> Short problem
Working from the top of the listing below, retype each line through the line containing "STAR = (8, 2, 0)", both included, with no pictures.

> Provided material

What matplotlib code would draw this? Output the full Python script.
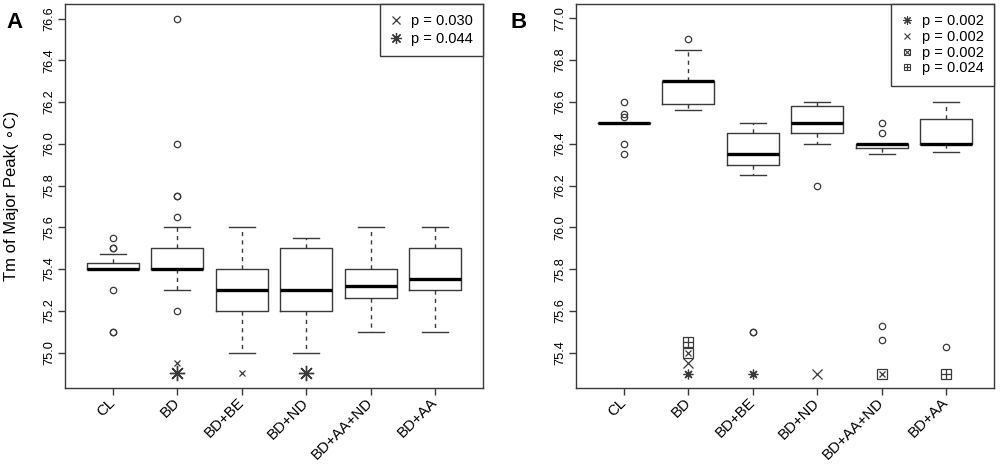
import numpy as np
import matplotlib.pyplot as plt
from matplotlib.lines import Line2D
from matplotlib.legend_handler import HandlerTuple

plt.rcParams['font.family'] = ['Liberation Sans', 'DejaVu Sans']

groups = ["CL", "BD", "BD+BE", "BD+ND", "BD+AA+ND", "BD+AA"]

# panel A box statistics
a_q1 = [75.40, 75.40, 75.20, 75.20, 75.26, 75.30]
a_med = [75.40, 75.40, 75.30, 75.30, 75.32, 75.35]
a_q3 = [75.43, 75.50, 75.40, 75.50, 75.40, 75.50]
a_lo = [75.40, 75.30, 75.00, 75.00, 75.10, 75.10]
a_hi = [75.47, 75.60, 75.60, 75.55, 75.60, 75.60]
a_out = [
    [75.55, 75.50, 75.50, 75.30, 75.10, 75.10],
    [75.20, 75.65, 75.75, 75.75, 76.00, 76.60],
    [],
    [],
    [],
    [],
]

# panel B box statistics
b_q1 = [76.50, 76.59, 76.30, 76.45, 76.38, 76.40]
b_med = [76.50, 76.70, 76.35, 76.50, 76.40, 76.40]
b_q3 = [76.50, 76.70, 76.45, 76.58, 76.40, 76.52]
b_lo = [76.50, 76.56, 76.25, 76.40, 76.35, 76.36]
b_hi = [76.50, 76.85, 76.50, 76.60, 76.40, 76.60]
b_out = [
    [76.60, 76.54, 76.53, 76.40, 76.35],
    [76.90],
    [75.50, 75.50],
    [76.20],
    [76.50, 76.45, 75.53, 75.46],
    [75.43],
]

# significance markers (group, y)
a_cross = (["BD", "BD+BE"], [74.95, 74.90])
a_star = (["BD", "BD+ND"], [74.90, 74.90])
a_labels = ["p = 0.030", "p = 0.044"]

b_star = (["BD", "BD+BE"], [75.30, 75.30])
b_cross = (["BD", "BD+ND"], [75.35, 75.30])
b_boxx = (["BD", "BD+AA+ND"], [75.40, 75.30])
b_boxplus = (["BD", "BD+AA"], [75.45, 75.30])
b_labels = ["p = 0.002", "p = 0.002", "p = 0.002", "p = 0.024"]

LINE = "#3a3a3a"
STAR = (8, 2, 0)


def draw_boxes(ax, q1, med, q3, lo, hi, out):
    stats = []
    for i in range(len(groups)):
        stats.append(dict(q1=q1[i], med=med[i], q3=q3[i], whislo=lo[i],
                          whishi=hi[i], fliers=out[i]))
    ax.bxp(stats, positions=np.arange(1, len(groups) + 1), widths=0.8,
           capwidths=0.4, showfliers=True,
           boxprops=dict(color=LINE, lw=1.0),
           medianprops=dict(color="black", lw=2.4, solid_capstyle="butt"),
           whiskerprops=dict(color=LINE, lw=1.0, linestyle=(0, (3, 3))),
           capprops=dict(color=LINE, lw=1.0),
           flierprops=dict(marker="o", markerfacecolor="none",
                           markeredgecolor=LINE, markersize=4.6, mew=0.9))


def xpos(names):
    return [groups.index(n) + 1 for n in names]


def style_axes(ax, ylim, yticks):
    ax.set_xlim(0.26, 6.74)
    ax.set_ylim(*ylim)
    ax.set_yticks(yticks)
    ax.set_yticklabels(["%.1f" % t for t in yticks], rotation=90,
                       va="center", fontsize=9.2)
    ax.set_xticks(np.arange(1, len(groups) + 1))
    ax.set_xticklabels(groups, rotation=45, ha="right", va="center",
                       rotation_mode="anchor", fontsize=10.8)
    ax.tick_params(axis="both", direction="out", length=5, color=LINE,
                   width=1.0)
    ax.tick_params(axis="x", pad=4)
    ax.tick_params(axis="y", pad=2)
    for s in ax.spines.values():
        s.set_color(LINE)
        s.set_linewidth(1.0)


fig = plt.figure(figsize=(10, 4.66), dpi=100)
axA = fig.add_axes([0.065, 0.1674, 0.418, 0.824])
axB = fig.add_axes([0.576, 0.1674, 0.418, 0.824])

# ---- panel A ----
draw_boxes(axA, a_q1, a_med, a_q3, a_lo, a_hi, a_out)
axA.plot(xpos(a_cross[0]), a_cross[1], ls="none", marker="x",
         color=LINE, markersize=5, mew=0.9)
axA.plot(xpos(a_star[0]), a_star[1], ls="none", marker=STAR,
         color=LINE, markersize=11, mew=1.0)
style_axes(axA, (74.83, 76.67), np.arange(75.0, 76.61, 0.2))
axA.set_ylabel("Tm of Major Peak( \u2218C)", fontsize=12)
axA.yaxis.set_label_coords(-0.11, 0.5)
hA = [Line2D([], [], ls="none", marker="x", color=LINE, markersize=6, mew=0.9),
      Line2D([], [], ls="none", marker=STAR, color=LINE, markersize=8, mew=0.9)]
legA = axA.legend(hA, a_labels, loc="upper right", borderaxespad=0,
                  fancybox=False, framealpha=1, edgecolor=LINE,
                  fontsize=10.5, handlelength=0.8, handletextpad=0.6,
                  labelspacing=0.25, borderpad=0.7)
legA.get_frame().set_linewidth(1.0)

# ---- panel B ----
draw_boxes(axB, b_q1, b_med, b_q3, b_lo, b_hi, b_out)
axB.plot(xpos(b_star[0]), b_star[1], ls="none", marker=STAR,
         color=LINE, markersize=7, mew=0.9)
axB.plot(xpos(b_cross[0]), b_cross[1], ls="none", marker="x",
         color=LINE, markersize=6.5, mew=0.9)
for m, sz in [("s", 6.5), ("x", 5)]:
    axB.plot(xpos(b_boxx[0]), b_boxx[1], ls="none", marker=m, color=LINE,
             markerfacecolor="none", markersize=sz, mew=0.9)
for m, sz in [("s", 6.5), ("+", 6.5)]:
    axB.plot(xpos(b_boxplus[0]), b_boxplus[1], ls="none", marker=m,
             color=LINE, markerfacecolor="none", markersize=sz, mew=0.9)
style_axes(axB, (75.232, 77.068), np.arange(75.4, 77.01, 0.2))


def mk(m, size):
    return Line2D([], [], ls="none", marker=m, color=LINE,
                  markerfacecolor="none", markersize=size, mew=0.8)


hB = [mk(STAR, 6), mk("x", 5),
      (mk("s", 5), mk("x", 3.8)), (mk("s", 5), mk("+", 5))]
legB = axB.legend(hB, b_labels, loc="upper right", borderaxespad=0,
                  fancybox=False, framealpha=1, edgecolor=LINE,
                  fontsize=10.5, handlelength=0.8, handletextpad=0.6,
                  labelspacing=0.12, borderpad=0.7,
                  handler_map={tuple: HandlerTuple(ndivide=1)})
legB.get_frame().set_linewidth(1.0)

fig.text(0.006, 0.975, "A", fontsize=16, fontweight="bold", va="top")
fig.text(0.511, 0.975, "B", fontsize=16, fontweight="bold", va="top")

fig.savefig("out.png", dpi=100)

> Problem solution
What matplotlib code would draw this? Output the full Python script.
import numpy as np
import matplotlib.pyplot as plt
from matplotlib.lines import Line2D
from matplotlib.legend_handler import HandlerTuple

plt.rcParams['font.family'] = ['Liberation Sans', 'DejaVu Sans']

groups = ["CL", "BD", "BD+BE", "BD+ND", "BD+AA+ND", "BD+AA"]

# panel A box statistics
a_q1 = [75.40, 75.40, 75.20, 75.20, 75.26, 75.30]
a_med = [75.40, 75.40, 75.30, 75.30, 75.32, 75.35]
a_q3 = [75.43, 75.50, 75.40, 75.50, 75.40, 75.50]
a_lo = [75.40, 75.30, 75.00, 75.00, 75.10, 75.10]
a_hi = [75.47, 75.60, 75.60, 75.55, 75.60, 75.60]
a_out = [
    [75.55, 75.50, 75.50, 75.30, 75.10, 75.10],
    [75.20, 75.65, 75.75, 75.75, 76.00, 76.60],
    [],
    [],
    [],
    [],
]

# panel B box statistics
b_q1 = [76.50, 76.59, 76.30, 76.45, 76.38, 76.40]
b_med = [76.50, 76.70, 76.35, 76.50, 76.40, 76.40]
b_q3 = [76.50, 76.70, 76.45, 76.58, 76.40, 76.52]
b_lo = [76.50, 76.56, 76.25, 76.40, 76.35, 76.36]
b_hi = [76.50, 76.85, 76.50, 76.60, 76.40, 76.60]
b_out = [
    [76.60, 76.54, 76.53, 76.40, 76.35],
    [76.90],
    [75.50, 75.50],
    [76.20],
    [76.50, 76.45, 75.53, 75.46],
    [75.43],
]

# significance markers (group, y)
a_cross = (["BD", "BD+BE"], [74.95, 74.90])
a_star = (["BD", "BD+ND"], [74.90, 74.90])
a_labels = ["p = 0.030", "p = 0.044"]

b_star = (["BD", "BD+BE"], [75.30, 75.30])
b_cross = (["BD", "BD+ND"], [75.35, 75.30])
b_boxx = (["BD", "BD+AA+ND"], [75.40, 75.30])
b_boxplus = (["BD", "BD+AA"], [75.45, 75.30])
b_labels = ["p = 0.002", "p = 0.002", "p = 0.002", "p = 0.024"]

LINE = "#3a3a3a"
STAR = (8, 2, 0)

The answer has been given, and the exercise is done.